Le ministre a fait oralement de nouvelles propositions aux PH. Il doit leur envoyer un texte écrit à la fin du mois, revoir les syndicats à la fin janvier. Sur certains points, Jean-François Mattei aurait mis de l'eau dans son vin (en matière, par exemple, de parité entre le directeur et le président de CME au sein du futur comité exécutif de l'hôpital). Sur d'autres, comme la nomination des chefs de services - les services seraient maintenus mais de fait affaiblis si leur tête est choisie par la direction de l'hôpital -, les divergences demeurent. « Nous ne pouvons souscrire à l'idée d'une subordination du médical à un pouvoir administratif et gestionnaire », réaffirme le Dr Pierre Faraggi, qui préside la CHG (Confédération des hôpitaux généraux). Le ministre de la Santé, en tout cas, ne veut pas perdre de temps. Il a déclaré à l'Assemblée nationale que la « large concertation » visant à modifier « l'organisation médico-administrative » de l'hôpital devrait aboutir en janvier, permettant à une éventuelle loi d'être votée « avant l'été ». En fait de loi, il se dit même que le gouvernement pourrait, pour réviser la gouvernance de l'hôpital public, procéder par ordonnances, dès le début de l'année.
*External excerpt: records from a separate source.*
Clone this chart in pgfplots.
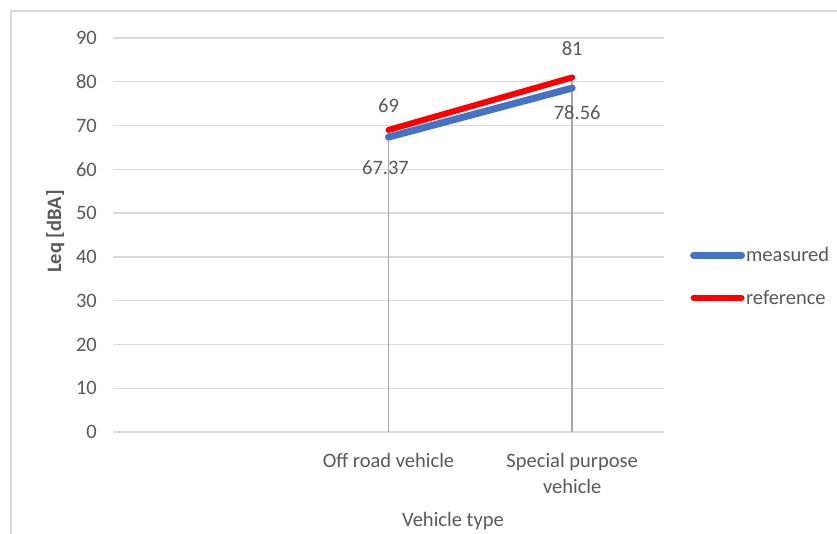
\documentclass[border=0pt]{standalone}
\usepackage{fontspec}
\setmainfont{Carlito}
\usepackage{pgfplots}
\pgfplotsset{compat=1.18}
\usepackage{pgfplotstable}

\definecolor{measblue}{HTML}{4472C4}
\definecolor{refred}{HTML}{FF0000}
\definecolor{gridgray}{HTML}{D9D9D9}
\definecolor{txtgray}{HTML}{595959}
\definecolor{dropgray}{HTML}{A6A6A6}

% x: category index, y: Leq, dx/dy: label offset from the point
\pgfplotstableread{
x y dx dy
1 67.37 -3 -31
2 78.56 5 -24
}\measured
\pgfplotstableread{
x y dx dy
1 69 0 24
2 81 0 29
}\reference

\begin{document}
\begin{tikzpicture}[x=1pt,y=1pt]
\useasboundingbox (0,0) rectangle (837,533);
% chart area frame
\draw[gridgray, line width=1.5pt] (11,-5) -- (11,522) -- (845,522);
\begin{axis}[
  at={(113pt,101pt)}, anchor=south west,
  scale only axis, width=551pt, height=394pt,
  xmin=-0.5, xmax=2.5, ymin=0, ymax=90,
  ytick={0,10,...,90},
  xtick={0,1,2},
  xticklabels={{}, {Off road vehicle}, {Special purpose\\vehicle}},
  axis line style={draw=none},
  tick style={draw=none},
  ymajorgrids, grid style={gridgray, line width=1.3pt},
  /pgf/number format/assume math mode=true,
  font=\fontsize{20.5}{26}\selectfont,
  ticklabel style={text=txtgray},
  yticklabel style={inner sep=0pt, xshift=-16pt},
  xticklabel style={align=center, inner sep=0pt, anchor=north, yshift=-21pt},
  xlabel={Vehicle type},
  xlabel style={at={(axis description cs:0.617,-0.226)}, anchor=center, text=txtgray},
  ylabel={\bfseries Leq [dBA]},
  ylabel style={at={(axis description cs:-0.105,0.509)}, anchor=center, text=txtgray},
  legend style={at={(axis description cs:1.047,0.474)}, anchor=north west,
    draw=none, fill=none, inner sep=0pt, row sep=23pt,
    nodes={inner xsep=1pt},
    font=\fontsize{20.5}{24}\selectfont, text=txtgray},
  legend cell align=left,
  legend image code/.code={\draw[#1, line cap=round] (0pt,0pt) -- (48pt,0pt);},
  clip=false,
]
% drop lines from the upper series
\addplot[dropgray, line width=1.5pt, ycomb, mark=none, forget plot] table[x=x, y=y] {\reference};
\addplot[measblue, line width=7pt, line cap=round, mark=none,
  nodes near coords={\pgfmathprintnumber[precision=2]{\pgfplotspointmeta}},
  point meta=explicit,
  visualization depends on={\thisrow{dx} \as \dx},
  visualization depends on={\thisrow{dy} \as \dy},
  every node near coord/.append style={anchor=center, xshift=\dx pt, yshift=\dy pt,
    text=txtgray, font=\fontsize{20.5}{24}\selectfont},
] table[x=x, y=y, meta=y] {\measured};
\addlegendentry{measured}
\addplot[refred, line width=6pt, line cap=round, mark=none,
  nodes near coords={\pgfmathprintnumber[precision=2]{\pgfplotspointmeta}},
  point meta=explicit,
  visualization depends on={\thisrow{dx} \as \dx},
  visualization depends on={\thisrow{dy} \as \dy},
  every node near coord/.append style={anchor=center, xshift=\dx pt, yshift=\dy pt,
    text=txtgray, font=\fontsize{20.5}{24}\selectfont},
] table[x=x, y=y, meta=y] {\reference};
\addlegendentry{reference}
\end{axis}
\end{tikzpicture}
\end{document}
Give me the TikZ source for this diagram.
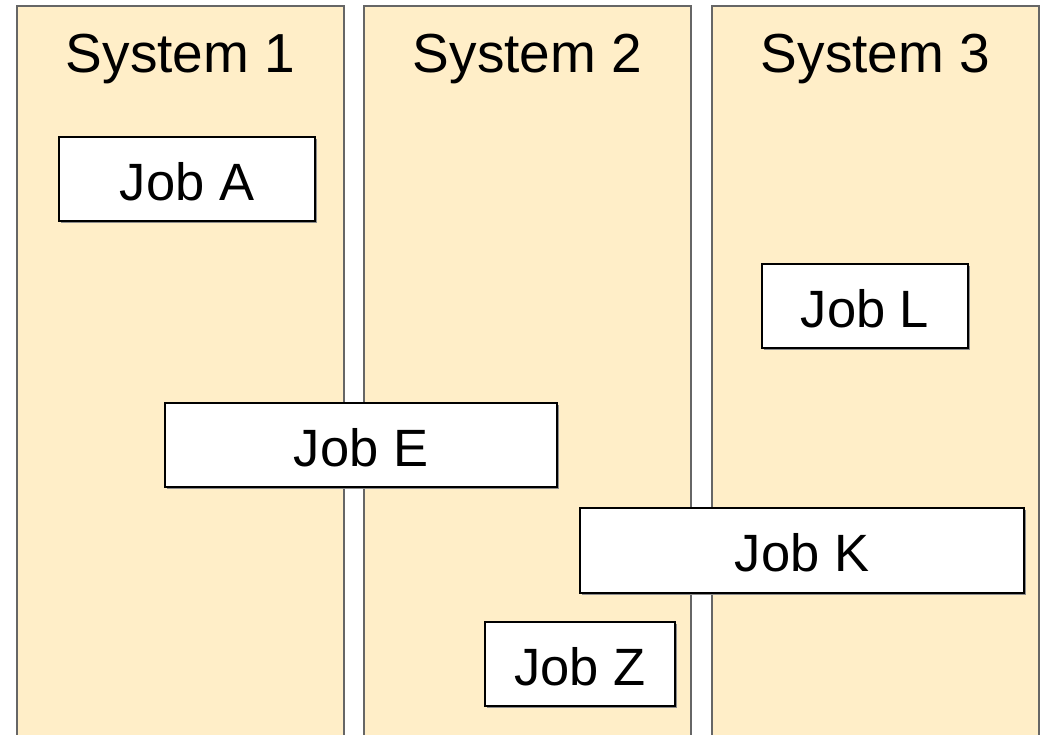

Une perspective qui n'a pas poussé les syndicats à revoir leurs mots d'ordre. Les actions d'aujourd'hui auront lieu, elles se durciront le cas échéant dès le 22 janvier. Avec la bénédiction du Parti socialiste. « Mattei donne une réponse idéologique à la crise de l'hôpital public. Ce n'est pas de mise étant donnée l'importance, l'urgence et l'enjeu de la nécessaire modernisation de l'institution », assène le Dr Claude Pigement, délégué national du PS à la santé.
La guerre des pouvoirs est ouverte
Les syndicats ne partent pas défendre leur conception de l'hôpital public la fleur au fusil. Car le climat est pour le moins délétère à l'intérieur de l'institution. En touchant aux équilibres de la gouvernance, le ministre a certainement ouvert une boîte de Pandore. On l'a vu jusque dans nos colonnes, la guerre des pouvoirs, qui déchire médecins et directeurs mais aussi syndicats de médecins et présidents de CME, est bel et bien ouverte. Le mouvement d'aujourd'hui n'est vu d'un bon il ni par les cadres administratifs de l'hôpital, ni par les président de CME qui défendent la réforme et taxent les syndicats de « corporatisme » (voir ci-contre la réponse du Dr Rachel Bocher, présidente de l'Intersyndicat national des praticiens hospitaliers - INPH). « C'est un peu malsain, reconnaît le Dr Aubart, et le climat pourrait être moins tendu si le dialogue social était mené de façon différente. Pour mettre fin à cette situation, il faut que le ministre annonce clairement des arbitrages bien lisibles. »
(1) Appellent à cesser le travail la CHG, dont les psychiatres sont en particulier très remontés, et la FPS, adhérente de l'INPH.